Bright green chervil leaves

Anise flavoured chervil

If you haven’t planted your chervil yet, now is a good time to do so.  Chervil, Anthriscus cerefolium, is a soft, tender annual herb with dainty, bright green, fern-like leaves and tiny white flowers in umbrella shaped heads. Flowers are followed by long thin black seeds. The leaves have a sweet anise flavour. Plants grow to about 40cm high and 30cm across and you can start harvesting leaves about 5 weeks after sowing seed.

Chervil leaves

Finely-cut chervil leaves

Chervil flower

The creamy white chervil flower

Herbs in a vertical garden

Chervil is in the middle second from the bottom

Chervil thrives in cooler climates and prefers a semi-shaded position in humus-rich soil with plenty of water during hot dry weather. Under a deciduous trees is a good position because it will get shade in summer but sun in winter. If you are worried about it having to compete with the tree for nutrients, then plant it in a pot. Chervil does not like to be transplanted so grow it from seed sown where it is to grow in autumn or early spring. In humid regions plant in autumn. Seed must be fresh as it doesn’t doesn’t stay fertile for long. Also soil needs to be kept moist but not too wet. Leaves turn red and plants can die when they get too much sun or dry out.

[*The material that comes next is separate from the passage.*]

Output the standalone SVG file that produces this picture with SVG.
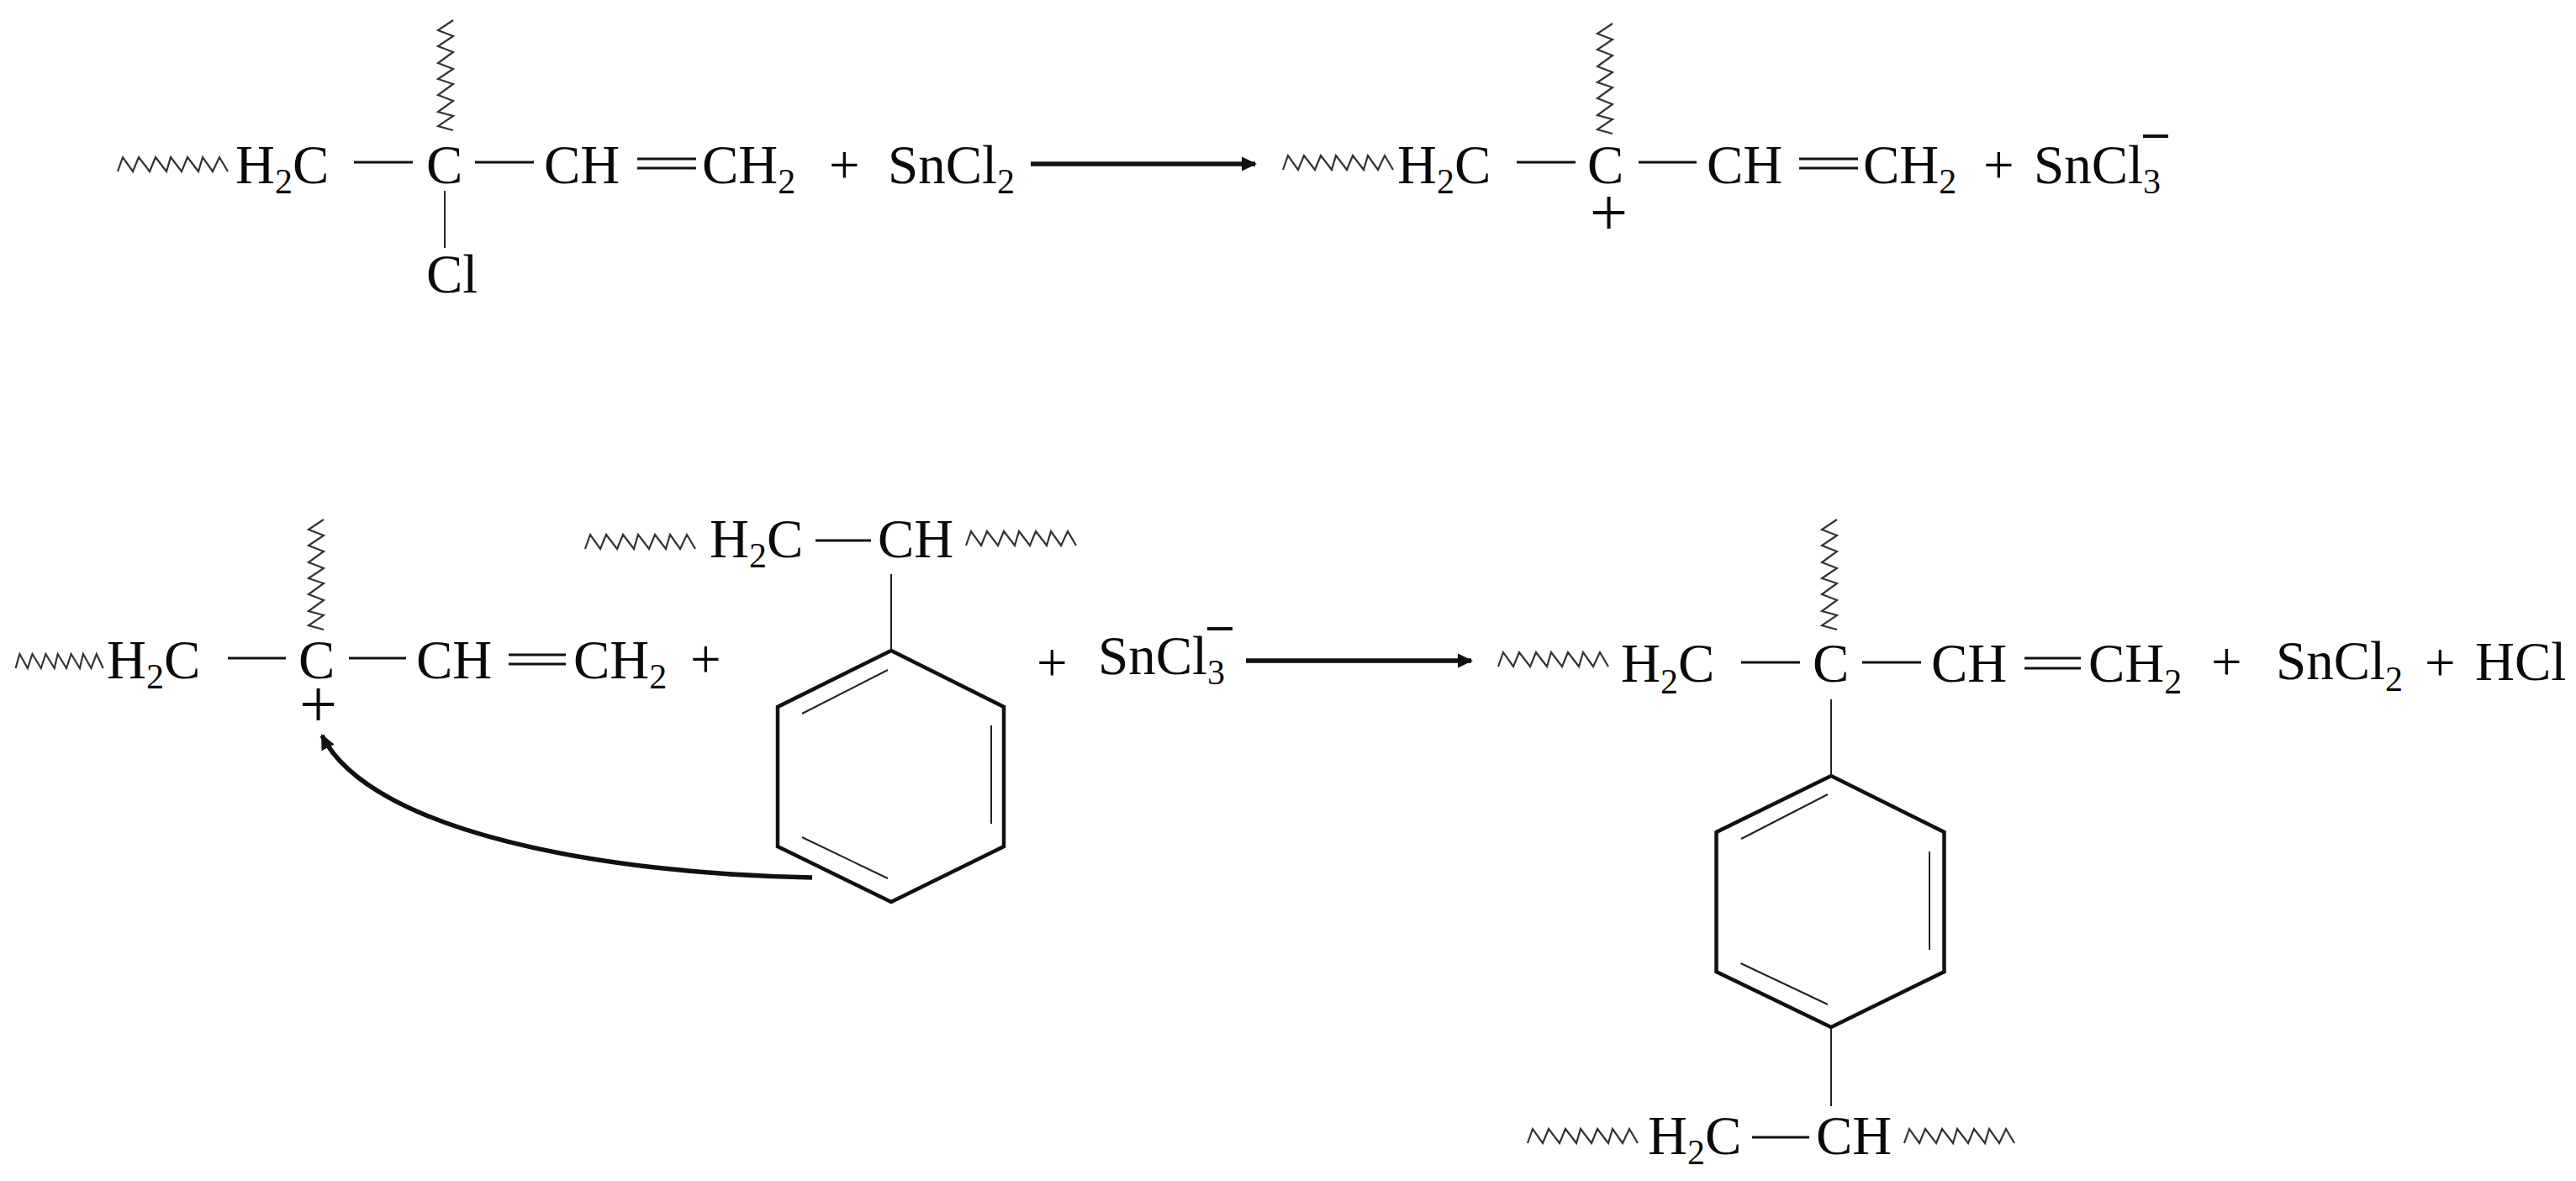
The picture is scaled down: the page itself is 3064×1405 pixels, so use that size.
<svg xmlns="http://www.w3.org/2000/svg" xmlns:xlink="http://www.w3.org/1999/xlink" width="3064" height="1405" viewBox="0 0 3064 1405">
<style>
text{font-family:"Liberation Serif","Times New Roman",serif;font-size:65px;fill:#0a0a0a}
.s{font-size:42px}
.p{font-size:80px}
.b{stroke:#111;stroke-width:3;fill:none}
.t{stroke:#222;stroke-width:2;fill:none}
.r{stroke:#111;stroke-width:4.5;fill:none;stroke-linejoin:miter}
.z{stroke:#333;stroke-width:2.2;fill:none;vector-effect:non-scaling-stroke}
.a{stroke:#111;stroke-width:5.5;fill:none}
.m{stroke:#111;stroke-width:4;fill:none}
</style>
<defs>
<path id="zh" class="z" d="M2 17L8 0L20 17L27 0L40 17L47 0L60 17L65 0L78 17L85 0L98 17L103 0L115 17L123 0L133 17"/>
<path id="zv" class="z" d="M18 0L0 12L18 19L0 31L18 38L0 51L18 58L0 70L18 76L0 89L18 96L0 109L18 114L0 126L18 131"/>
<marker id="ah" markerUnits="userSpaceOnUse" markerWidth="18" markerHeight="18" refX="16" refY="9" orient="auto"><path d="M0 0.5L18 9L0 17.5Z" fill="#111"/></marker>
</defs>

<g id="connectors">
<path class="a" d="M1226 195H1493" marker-end="url(#ah)"/>
<path class="a" d="M1482 786H1750" marker-end="url(#ah)"/>
<path class="a" d="M966 1044C720 1040 440 990 383 875" marker-end="url(#ah)"/>
</g>

<g id="reactant-chloride">
<use xlink:href="#zh" href="#zh" x="138" y="187"/>
<use xlink:href="#zv" href="#zv" x="521" y="24"/>
<text x="280" y="218">H<tspan class="s" dy="12">2</tspan><tspan dy="-12">C</tspan></text>
<path class="b" d="M421 193H491M565 193H635M758 189H828M758 200H828"/>
<path class="t" d="M529 227V295"/>
<text x="507" y="218">C</text>
<text x="647" y="218">CH</text>
<text x="835" y="218">CH<tspan class="s" dy="12">2</tspan></text>
<text x="507" y="348">Cl</text>
</g>
<g id="plus-1"><text x="986" y="218">+</text></g>
<g id="sncl2-1"><text x="1056" y="218">SnCl<tspan class="s" dy="12">2</tspan></text></g>

<g id="product-cation">
<use xlink:href="#zh" href="#zh" x="1524" y="185"/>
<use xlink:href="#zv" href="#zv" x="1900" y="28"/>
<text x="1662" y="218">H<tspan class="s" dy="12">2</tspan><tspan dy="-12">C</tspan></text>
<path class="b" d="M1804 193H1874M1949 193H2018M2140 189H2210M2140 200H2210"/>
<text x="1888" y="218">C</text>
<text x="2030" y="218">CH</text>
<text x="2216" y="218">CH<tspan class="s" dy="12">2</tspan></text>
<text class="p" x="1891" y="280">+</text>
</g>
<g id="plus-2"><text x="2359" y="218">+</text></g>
<g id="sncl3-1">
<text x="2419" y="218">SnCl<tspan class="s" dy="12">3</tspan></text>
<path class="m" d="M2549 162H2579"/>
</g>

<g id="cation-2">
<use xlink:href="#zh" href="#zh" transform="translate(17 778) scale(.795 1)"/>
<use xlink:href="#zv" href="#zv" x="367" y="618"/>
<text x="127" y="807">H<tspan class="s" dy="12">2</tspan><tspan dy="-12">C</tspan></text>
<path class="b" d="M271 783H340M415 783H483M605 779H673M605 790H673"/>
<text x="355" y="807">C</text>
<text x="495" y="807">CH</text>
<text x="682" y="807">CH<tspan class="s" dy="12">2</tspan></text>
<text class="p" x="356" y="865">+</text>
</g>
<g id="plus-3"><text x="821" y="806">+</text></g>

<g id="polystyrene">
<use xlink:href="#zh" href="#zh" x="694" y="636"/>
<use xlink:href="#zh" href="#zh" x="1147" y="632"/>
<text x="844" y="663">H<tspan class="s" dy="12">2</tspan><tspan dy="-12">C</tspan></text>
<path class="b" d="M970 643H1036"/>
<text x="1044" y="663">CH</text>
<path class="t" d="M1060 683V774"/>
<path class="r" d="M1060 774L1194 841V1007L1060 1073L925 1007V841Z"/>
<path class="t" d="M954 849L1056 797M1179 863V980M954 996L1056 1045"/>
</g>
<g id="plus-4"><text x="1233" y="810">+</text></g>
<g id="sncl3-2">
<text x="1306" y="802">SnCl<tspan class="s" dy="12">3</tspan></text>
<path class="m" d="M1436 748H1466"/>
</g>

<g id="product-grafted">
<use xlink:href="#zh" href="#zh" x="1780" y="776"/>
<use xlink:href="#zv" href="#zv" x="2167" y="618"/>
<text x="1928" y="811">H<tspan class="s" dy="14">2</tspan><tspan dy="-14">C</tspan></text>
<path class="b" d="M2071 788H2141M2215 788H2285M2408 783H2475M2408 795H2475"/>
<text x="2156" y="811">C</text>
<text x="2297" y="811">CH</text>
<text x="2484" y="811">CH<tspan class="s" dy="14">2</tspan></text>
<path class="t" d="M2178 832V923M2178 1222V1316"/>
<path class="r" d="M2178 923L2312.5 990V1156L2178 1222L2041.5 1156V990Z"/>
<path class="t" d="M2071 998L2174 945M2295 1013V1130M2070.5 1146L2174 1195"/>
<use xlink:href="#zh" href="#zh" x="1815" y="1343"/>
<use xlink:href="#zh" href="#zh" x="2263" y="1343"/>
<text x="1960" y="1373">H<tspan class="s" dy="12">2</tspan><tspan dy="-12">C</tspan></text>
<path class="b" d="M2084 1353H2152"/>
<text x="2160" y="1373">CH</text>
</g>
<g id="plus-5"><text x="2630" y="809">+</text></g>
<g id="sncl2-2"><text x="2707" y="808">SnCl<tspan class="s" dy="14">2</tspan></text></g>
<g id="plus-6"><text x="2884" y="810">+</text></g>
<g id="hcl"><text x="2944" y="809">HCl</text></g>
</svg>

Once you’ve got used to using chervil, you will probably want to grow it all year round so sow seeds every couple of months to ensure a regular supply.

The subtle anise flavour combines beautifully with chives, parsley and tarragon to make the classic French combination known as fines herbes. This is used with sauces, eggs and grilled meat and fish. But its also delicious on its own added to an omelette or stirred into ricotta cheese and eaten on a biscuit.